■ **Request**:
The listing below should be printed exactly, every line of it. Skip the pictures.

■ **Data section**:

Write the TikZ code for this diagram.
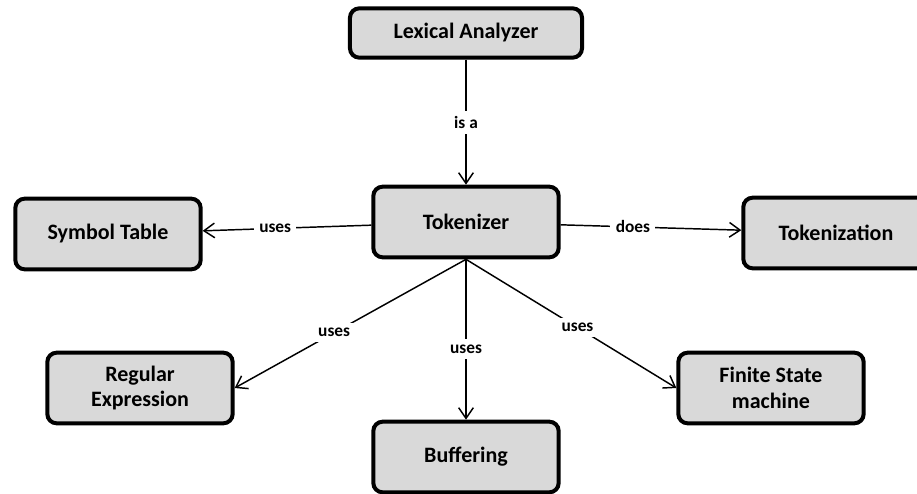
\documentclass[tikz,border=0pt]{standalone}
\usepackage{fontspec}
\setmainfont{Carlito}
\usepackage{tikz}
\usetikzlibrary{positioning,arrows.meta}
\definecolor{boxgray}{RGB}{217,217,217}

\begin{document}
\begin{tikzpicture}[node distance=4cm,on grid,>={Straight Barb[length=8pt,width=11pt]}]
        \tikzstyle{block}=[draw=black,line width=3pt,fill=boxgray,rounded corners=7pt,
            minimum width=139pt,minimum height=53pt,align=center,font=\fontsize{16.5}{19}\selectfont\bfseries]
        \tikzstyle{lbl}=[fill=white,anchor=center,inner sep=4pt,font=\fontsize{13}{15}\selectfont\bfseries]
        \useasboundingbox (-349.5pt,24.75pt) rectangle (338.25pt,-345pt);
        \node[block,minimum width=174pt,minimum height=37pt] (lex) {Lexical Analyzer};
        \node[block] (tok) [below=141.75pt of lex] {Tokenizer};
        \node[block] (sym) [below left=9pt and 268.5pt of tok] {Symbol Table};
        \node[block] (tkz) [below right=8.25pt and 277.5pt of tok] {Tokenization};
        \node[block] (re) [below left=124.5pt and 244.5pt of tok] {Regular\\Expression};
        \node[block] (fsm) [below right=124.5pt and 228.75pt of tok] {Finite State\\machine};
        \node[block] (buf) [below=176.25pt of tok] {Buffering};
        \path[->,line width=1.1pt]
        (lex) edge node[lbl] {is a} (tok)
        (tok) edge node[lbl,pos=0.57] {uses} (sym)
        (tok) edge node[lbl,pos=0.4] {does} (tkz)
        (tok.south) edge node[lbl,pos=0.57] {uses} (re.east)
        (tok.south) edge node[lbl,pos=0.56] {uses} (buf.north)
        (tok.south) edge node[lbl,pos=0.53] {uses} (fsm.west);
    \end{tikzpicture}
\end{document}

■ **Full response**:
Write the TikZ code for this diagram.
\documentclass[tikz,border=0pt]{standalone}
\usepackage{fontspec}
\setmainfont{Carlito}
\usepackage{tikz}
\usetikzlibrary{positioning,arrows.meta}
\definecolor{boxgray}{RGB}{217,217,217}

\begin{document}
\begin{tikzpicture}[node distance=4cm,on grid,>={Straight Barb[length=8pt,width=11pt]}]
        \tikzstyle{block}=[draw=black,line width=3pt,fill=boxgray,rounded corners=7pt,
            minimum width=139pt,minimum height=53pt,align=center,font=\fontsize{16.5}{19}\selectfont\bfseries]
        \tikzstyle{lbl}=[fill=white,anchor=center,inner sep=4pt,font=\fontsize{13}{15}\selectfont\bfseries]
        \useasboundingbox (-349.5pt,24.75pt) rectangle (338.25pt,-345pt);
        \node[block,minimum width=174pt,minimum height=37pt] (lex) {Lexical Analyzer};
        \node[block] (tok) [below=141.75pt of lex] {Tokenizer};
        \node[block] (sym) [below left=9pt and 268.5pt of tok] {Symbol Table};
        \node[block] (tkz) [below right=8.25pt and 277.5pt of tok] {Tokenization};
        \node[block] (re) [below left=124.5pt and 244.5pt of tok] {Regular\\Expression};
        \node[block] (fsm) [below right=124.5pt and 228.75pt of tok] {Finite State\\machine};
        \node[block] (buf) [below=176.25pt of tok] {Buffering};
        \path[->,line width=1.1pt]
        (lex) edge node[lbl] {is a} (tok)
        (tok) edge node[lbl,pos=0.57] {uses} (sym)
        (tok) edge node[lbl,pos=0.4] {does} (tkz)
        (tok.south) edge node[lbl,pos=0.57] {uses} (re.east)
        (tok.south) edge node[lbl,pos=0.56] {uses} (buf.north)
        (tok.south) edge node[lbl,pos=0.53] {uses} (fsm.west);
    \end{tikzpicture}
\end{document}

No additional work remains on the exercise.